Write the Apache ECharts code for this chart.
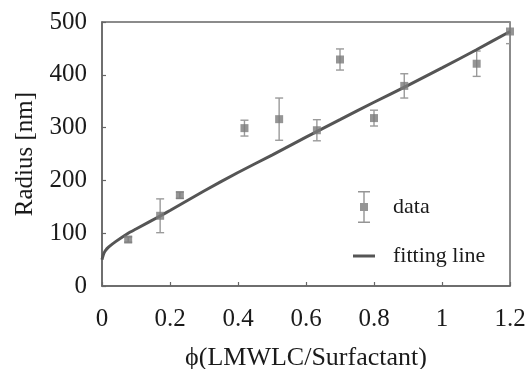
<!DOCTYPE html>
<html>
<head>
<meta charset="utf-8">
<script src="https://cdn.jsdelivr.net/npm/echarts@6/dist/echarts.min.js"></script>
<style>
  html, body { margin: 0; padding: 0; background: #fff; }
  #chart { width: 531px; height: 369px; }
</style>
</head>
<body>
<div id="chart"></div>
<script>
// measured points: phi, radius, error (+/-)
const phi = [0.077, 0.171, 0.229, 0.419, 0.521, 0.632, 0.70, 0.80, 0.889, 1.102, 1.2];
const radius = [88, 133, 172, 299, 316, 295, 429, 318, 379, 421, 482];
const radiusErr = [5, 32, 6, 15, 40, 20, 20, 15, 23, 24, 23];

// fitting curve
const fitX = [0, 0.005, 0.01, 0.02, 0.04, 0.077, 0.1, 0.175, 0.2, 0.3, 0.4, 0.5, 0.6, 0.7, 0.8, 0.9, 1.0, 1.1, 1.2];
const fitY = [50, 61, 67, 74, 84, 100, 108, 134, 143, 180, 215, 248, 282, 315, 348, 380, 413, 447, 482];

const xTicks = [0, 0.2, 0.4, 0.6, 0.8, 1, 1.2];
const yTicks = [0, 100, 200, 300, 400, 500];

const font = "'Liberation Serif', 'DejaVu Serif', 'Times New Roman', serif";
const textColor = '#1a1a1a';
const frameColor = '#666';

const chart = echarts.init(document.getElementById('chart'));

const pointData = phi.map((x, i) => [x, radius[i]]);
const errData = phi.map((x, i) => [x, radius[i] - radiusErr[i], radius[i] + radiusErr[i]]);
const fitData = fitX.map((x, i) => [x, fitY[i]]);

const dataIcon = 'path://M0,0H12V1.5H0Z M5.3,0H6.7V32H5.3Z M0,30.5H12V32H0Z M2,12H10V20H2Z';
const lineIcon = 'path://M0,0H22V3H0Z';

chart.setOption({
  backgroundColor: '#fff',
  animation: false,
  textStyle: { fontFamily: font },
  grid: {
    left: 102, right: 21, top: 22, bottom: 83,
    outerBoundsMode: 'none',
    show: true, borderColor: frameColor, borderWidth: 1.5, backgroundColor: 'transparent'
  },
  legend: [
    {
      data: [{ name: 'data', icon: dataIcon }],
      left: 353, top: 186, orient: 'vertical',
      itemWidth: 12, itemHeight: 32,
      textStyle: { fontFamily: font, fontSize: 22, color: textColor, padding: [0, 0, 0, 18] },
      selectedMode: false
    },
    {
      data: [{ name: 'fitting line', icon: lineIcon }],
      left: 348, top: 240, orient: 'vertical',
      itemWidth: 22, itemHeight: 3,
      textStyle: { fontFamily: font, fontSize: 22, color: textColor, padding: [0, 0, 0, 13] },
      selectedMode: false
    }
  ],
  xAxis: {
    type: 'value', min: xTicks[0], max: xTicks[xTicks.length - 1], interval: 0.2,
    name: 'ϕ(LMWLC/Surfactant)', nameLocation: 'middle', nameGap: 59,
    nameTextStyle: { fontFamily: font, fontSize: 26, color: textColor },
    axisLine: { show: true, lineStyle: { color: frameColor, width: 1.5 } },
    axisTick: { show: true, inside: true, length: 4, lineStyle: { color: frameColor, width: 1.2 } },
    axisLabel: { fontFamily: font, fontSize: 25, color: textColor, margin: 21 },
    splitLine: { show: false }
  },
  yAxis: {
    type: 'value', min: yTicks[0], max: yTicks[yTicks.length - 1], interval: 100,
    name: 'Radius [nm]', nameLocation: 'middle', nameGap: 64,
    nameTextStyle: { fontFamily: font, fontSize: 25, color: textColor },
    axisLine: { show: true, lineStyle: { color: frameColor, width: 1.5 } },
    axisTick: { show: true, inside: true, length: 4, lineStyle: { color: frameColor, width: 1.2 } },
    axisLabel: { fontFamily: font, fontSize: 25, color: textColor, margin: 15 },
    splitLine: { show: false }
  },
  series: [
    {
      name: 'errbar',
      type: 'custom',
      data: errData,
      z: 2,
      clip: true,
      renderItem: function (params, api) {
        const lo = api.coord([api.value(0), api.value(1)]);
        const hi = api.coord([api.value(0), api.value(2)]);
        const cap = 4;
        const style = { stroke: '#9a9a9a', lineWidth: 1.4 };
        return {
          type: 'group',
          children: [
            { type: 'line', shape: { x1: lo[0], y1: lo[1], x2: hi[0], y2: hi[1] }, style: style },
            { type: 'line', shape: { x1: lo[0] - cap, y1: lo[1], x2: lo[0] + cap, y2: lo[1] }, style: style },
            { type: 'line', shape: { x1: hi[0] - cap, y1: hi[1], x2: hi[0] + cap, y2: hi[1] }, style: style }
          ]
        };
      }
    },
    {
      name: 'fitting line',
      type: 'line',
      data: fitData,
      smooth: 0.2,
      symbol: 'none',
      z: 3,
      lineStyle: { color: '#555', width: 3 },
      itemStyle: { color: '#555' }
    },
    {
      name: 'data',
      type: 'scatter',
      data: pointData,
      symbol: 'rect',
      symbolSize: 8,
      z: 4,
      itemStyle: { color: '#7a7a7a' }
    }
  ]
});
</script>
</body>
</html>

* * *

Given exercise:
Leave the images out, please, and restate each line word for word.

Response below:
Write the Apache ECharts code for this chart.
<!DOCTYPE html>
<html>
<head>
<meta charset="utf-8">
<script src="https://cdn.jsdelivr.net/npm/echarts@6/dist/echarts.min.js"></script>
<style>
  html, body { margin: 0; padding: 0; background: #fff; }
  #chart { width: 531px; height: 369px; }
</style>
</head>
<body>
<div id="chart"></div>
<script>
// measured points: phi, radius, error (+/-)
const phi = [0.077, 0.171, 0.229, 0.419, 0.521, 0.632, 0.70, 0.80, 0.889, 1.102, 1.2];
const radius = [88, 133, 172, 299, 316, 295, 429, 318, 379, 421, 482];
const radiusErr = [5, 32, 6, 15, 40, 20, 20, 15, 23, 24, 23];

// fitting curve
const fitX = [0, 0.005, 0.01, 0.02, 0.04, 0.077, 0.1, 0.175, 0.2, 0.3, 0.4, 0.5, 0.6, 0.7, 0.8, 0.9, 1.0, 1.1, 1.2];
const fitY = [50, 61, 67, 74, 84, 100, 108, 134, 143, 180, 215, 248, 282, 315, 348, 380, 413, 447, 482];

const xTicks = [0, 0.2, 0.4, 0.6, 0.8, 1, 1.2];
const yTicks = [0, 100, 200, 300, 400, 500];

const font = "'Liberation Serif', 'DejaVu Serif', 'Times New Roman', serif";
const textColor = '#1a1a1a';
const frameColor = '#666';

const chart = echarts.init(document.getElementById('chart'));

const pointData = phi.map((x, i) => [x, radius[i]]);
const errData = phi.map((x, i) => [x, radius[i] - radiusErr[i], radius[i] + radiusErr[i]]);
const fitData = fitX.map((x, i) => [x, fitY[i]]);

const dataIcon = 'path://M0,0H12V1.5H0Z M5.3,0H6.7V32H5.3Z M0,30.5H12V32H0Z M2,12H10V20H2Z';
const lineIcon = 'path://M0,0H22V3H0Z';

chart.setOption({
  backgroundColor: '#fff',
  animation: false,
  textStyle: { fontFamily: font },
  grid: {
    left: 102, right: 21, top: 22, bottom: 83,
    outerBoundsMode: 'none',
    show: true, borderColor: frameColor, borderWidth: 1.5, backgroundColor: 'transparent'
  },
  legend: [
    {
      data: [{ name: 'data', icon: dataIcon }],
      left: 353, top: 186, orient: 'vertical',
      itemWidth: 12, itemHeight: 32,
      textStyle: { fontFamily: font, fontSize: 22, color: textColor, padding: [0, 0, 0, 18] },
      selectedMode: false
    },
    {
      data: [{ name: 'fitting line', icon: lineIcon }],
      left: 348, top: 240, orient: 'vertical',
      itemWidth: 22, itemHeight: 3,
      textStyle: { fontFamily: font, fontSize: 22, color: textColor, padding: [0, 0, 0, 13] },
      selectedMode: false
    }
  ],
  xAxis: {
    type: 'value', min: xTicks[0], max: xTicks[xTicks.length - 1], interval: 0.2,
    name: 'ϕ(LMWLC/Surfactant)', nameLocation: 'middle', nameGap: 59,
    nameTextStyle: { fontFamily: font, fontSize: 26, color: textColor },
    axisLine: { show: true, lineStyle: { color: frameColor, width: 1.5 } },
    axisTick: { show: true, inside: true, length: 4, lineStyle: { color: frameColor, width: 1.2 } },
    axisLabel: { fontFamily: font, fontSize: 25, color: textColor, margin: 21 },
    splitLine: { show: false }
  },
  yAxis: {
    type: 'value', min: yTicks[0], max: yTicks[yTicks.length - 1], interval: 100,
    name: 'Radius [nm]', nameLocation: 'middle', nameGap: 64,
    nameTextStyle: { fontFamily: font, fontSize: 25, color: textColor },
    axisLine: { show: true, lineStyle: { color: frameColor, width: 1.5 } },
    axisTick: { show: true, inside: true, length: 4, lineStyle: { color: frameColor, width: 1.2 } },
    axisLabel: { fontFamily: font, fontSize: 25, color: textColor, margin: 15 },
    splitLine: { show: false }
  },
  series: [
    {
      name: 'errbar',
      type: 'custom',
      data: errData,
      z: 2,
      clip: true,
      renderItem: function (params, api) {
        const lo = api.coord([api.value(0), api.value(1)]);
        const hi = api.coord([api.value(0), api.value(2)]);
        const cap = 4;
        const style = { stroke: '#9a9a9a', lineWidth: 1.4 };
        return {
          type: 'group',
          children: [
            { type: 'line', shape: { x1: lo[0], y1: lo[1], x2: hi[0], y2: hi[1] }, style: style },
            { type: 'line', shape: { x1: lo[0] - cap, y1: lo[1], x2: lo[0] + cap, y2: lo[1] }, style: style },
            { type: 'line', shape: { x1: hi[0] - cap, y1: hi[1], x2: hi[0] + cap, y2: hi[1] }, style: style }
          ]
        };
      }
    },
    {
      name: 'fitting line',
      type: 'line',
      data: fitData,
      smooth: 0.2,
      symbol: 'none',
      z: 3,
      lineStyle: { color: '#555', width: 3 },
      itemStyle: { color: '#555' }
    },
    {
      name: 'data',
      type: 'scatter',
      data: pointData,
      symbol: 'rect',
      symbolSize: 8,
      z: 4,
      itemStyle: { color: '#7a7a7a' }
    }
  ]
});
</script>
</body>
</html>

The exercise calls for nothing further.